### Task objective
Transcribe every line from the top down to the line with "(head) at (430.5,58)", both ends included, but not the pictures.

Recorded data:
####################

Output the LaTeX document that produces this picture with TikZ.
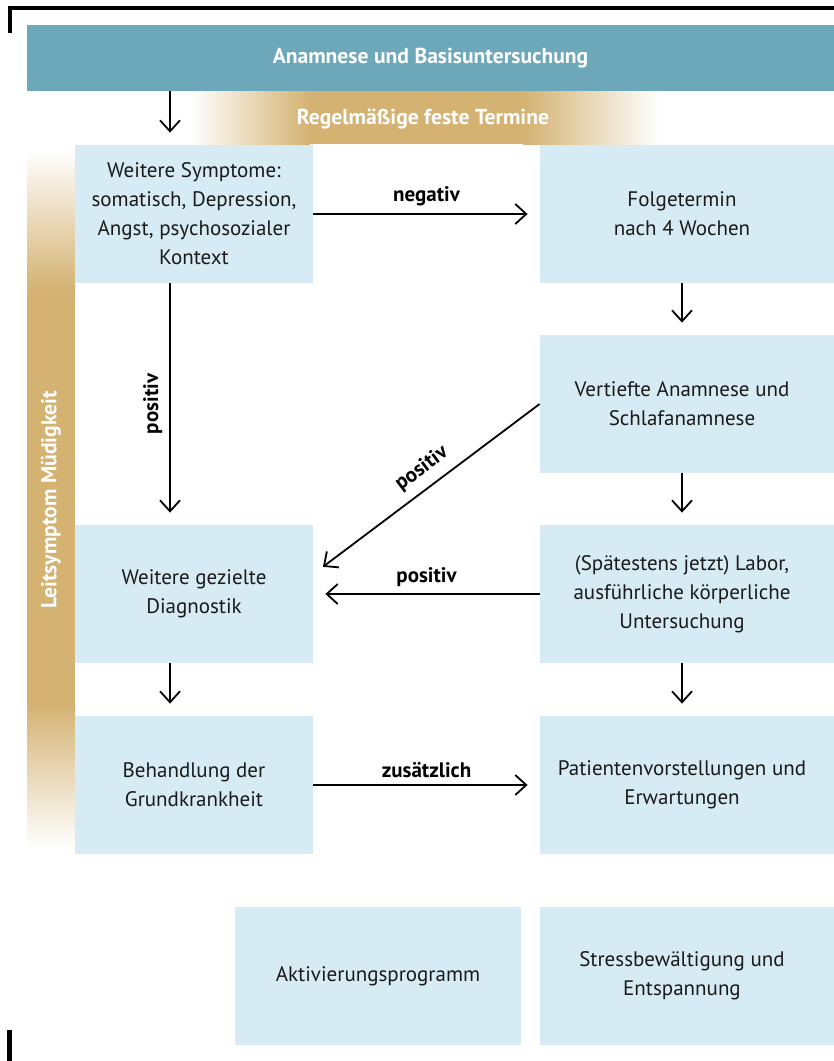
\documentclass[tikz,border=0pt]{standalone}
\usepackage{fontspec}
\setmainfont{PT Sans}
\usetikzlibrary{arrows.meta}
\definecolor{headblue}{HTML}{6DA8BA}
\definecolor{boxblue}{HTML}{D6EBF4}
\definecolor{gold}{HTML}{D4B272}
\definecolor{textdark}{HTML}{1A1A1A}

\begin{document}
\begin{tikzpicture}[
  x=0.5pt, y=-0.5pt,
  box/.style={fill=boxblue, minimum width=119pt, minimum height=69pt, inner sep=0pt,
              align=center, font=\fontsize{10.5}{14.5}\selectfont, text=textdark},
  rbox/.style={box, minimum width=142pt},
  arr/.style={-{Straight Barb[length=5.5pt,width=10pt]}, line width=0.9pt, shorten >=6pt},
  lbl/.style={font=\fontsize{10.5}{12}\selectfont\bfseries, text=black},
  bandtext/.style={font=\fontsize{10.8}{12}\selectfont\bfseries, text=white},
]
  \useasboundingbox (0,0) rectangle (834,1061);
  \fill[white] (0,0) rectangle (834,1061);

  % Corner marks
  \draw[line width=2pt] (9.5,33) -- (9.5,8) -- (834,8);
  \draw[line width=2.5pt] (9.5,1030) -- (9.5,1061);

  % Header
  \node[fill=headblue, minimum width=403.5pt, minimum height=33pt, inner sep=0pt, bandtext]
    (head) at (430.5,58) {Anamnese und Basisuntersuchung};

  % Gold band (top)
  \fill[left color=white, right color=gold] (190,91) rectangle (310,144);
  \fill[gold] (310,91) rectangle (523,144);
  \fill[left color=gold, right color=white] (523,91) rectangle (660,144);
  \node[bandtext] (termine) at (423,119) {Regelmäßige feste Termine};

  % Gold band (left)
  \fill[top color=white, bottom color=gold] (27,150) rectangle (75,290);
  \fill[gold] (27,290) rectangle (75,703);
  \fill[top color=gold, bottom color=white] (27,703) rectangle (75,848);
  \node[bandtext, rotate=90] (leit) at (51,500) {Leitsymptom Müdigkeit};

  % Boxes
  \node[box] (symptome) at (194,214) {Weitere Symptome:\\somatisch, Depression,\\Angst, psychosozialer\\Kontext};
  \node[rbox] (folge) at (682,214) {Folgetermin\\nach 4 Wochen};
  \node[rbox] (vertieft) at (682,404) {Vertiefte Anamnese und\\Schlafanamnese};
  \node[box] (diagnostik) at (194,594) {Weitere gezielte\\Diagnostik};
  \node[rbox] (labor) at (682,594) {(Spätestens jetzt) Labor,\\ausführliche körperliche\\Untersuchung};
  \node[box] (behandlung) at (194,785) {Behandlung der\\Grundkrankheit};
  \node[rbox] (patient) at (682,785) {Patientenvorstellungen und\\Erwartungen};
  \node[box, minimum width=143pt] (aktiv) at (378,976) {Aktivierungsprogramm};
  \node[rbox] (stress) at (682,976) {Stressbewältigung und\\Entspannung};

  % right column runs to the edge
  \foreach \n in {folge,vertieft,labor,patient,stress}
    \fill[boxblue] (\n.north east) rectangle ([xshift=5pt]\n.south east);

  % Arrows
  \coordinate (lcol) at (170,0);
  \draw[arr] (head.south -| lcol) -- (symptome.north -| lcol);
  \draw[arr] (symptome) -- node[lbl, above] {negativ} (folge);
  \draw[arr] (symptome.south -| lcol) -- node[lbl, rotate=90, anchor=south] {positiv}
    (diagnostik.north -| lcol);
  \draw[arr] (folge) -- (vertieft);
  \draw[arr] (vertieft.west) -- node[lbl, sloped, above=1pt, pos=0.47] {positiv}
    ([yshift=10pt]diagnostik.east);
  \draw[arr] (vertieft) -- (labor);
  \draw[arr] (labor) -- node[lbl, above] {positiv} (diagnostik);
  \draw[arr] (diagnostik.south -| lcol) -- (behandlung.north -| lcol);
  \draw[arr] (labor) -- (patient);
  \draw[arr] (behandlung) -- node[lbl, above] {zusätzlich} (patient);
\end{tikzpicture}
\end{document}
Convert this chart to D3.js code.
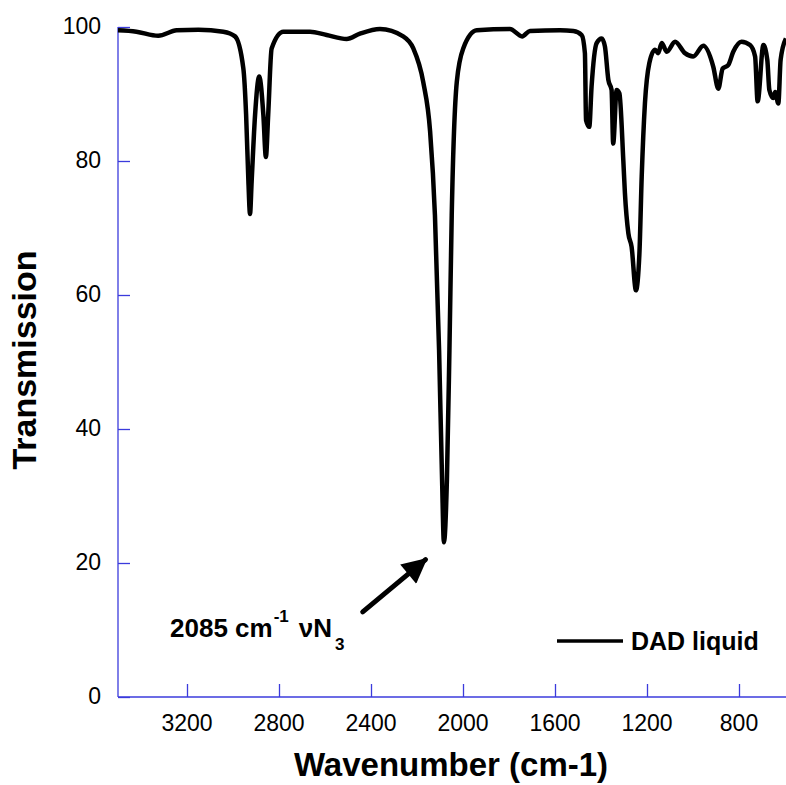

####################

### Result
Output the LaTeX document that produces this picture with TikZ.
\documentclass[tikz,border=0pt]{standalone}
\usepackage{fontspec}
\setmainfont{PT Sans}
\usetikzlibrary{arrows.meta}
\definecolor{headblue}{HTML}{6DA8BA}
\definecolor{boxblue}{HTML}{D6EBF4}
\definecolor{gold}{HTML}{D4B272}
\definecolor{textdark}{HTML}{1A1A1A}

\begin{document}
\begin{tikzpicture}[
  x=0.5pt, y=-0.5pt,
  box/.style={fill=boxblue, minimum width=119pt, minimum height=69pt, inner sep=0pt,
              align=center, font=\fontsize{10.5}{14.5}\selectfont, text=textdark},
  rbox/.style={box, minimum width=142pt},
  arr/.style={-{Straight Barb[length=5.5pt,width=10pt]}, line width=0.9pt, shorten >=6pt},
  lbl/.style={font=\fontsize{10.5}{12}\selectfont\bfseries, text=black},
  bandtext/.style={font=\fontsize{10.8}{12}\selectfont\bfseries, text=white},
]
  \useasboundingbox (0,0) rectangle (834,1061);
  \fill[white] (0,0) rectangle (834,1061);

  % Corner marks
  \draw[line width=2pt] (9.5,33) -- (9.5,8) -- (834,8);
  \draw[line width=2.5pt] (9.5,1030) -- (9.5,1061);

  % Header
  \node[fill=headblue, minimum width=403.5pt, minimum height=33pt, inner sep=0pt, bandtext]
    (head) at (430.5,58) {Anamnese und Basisuntersuchung};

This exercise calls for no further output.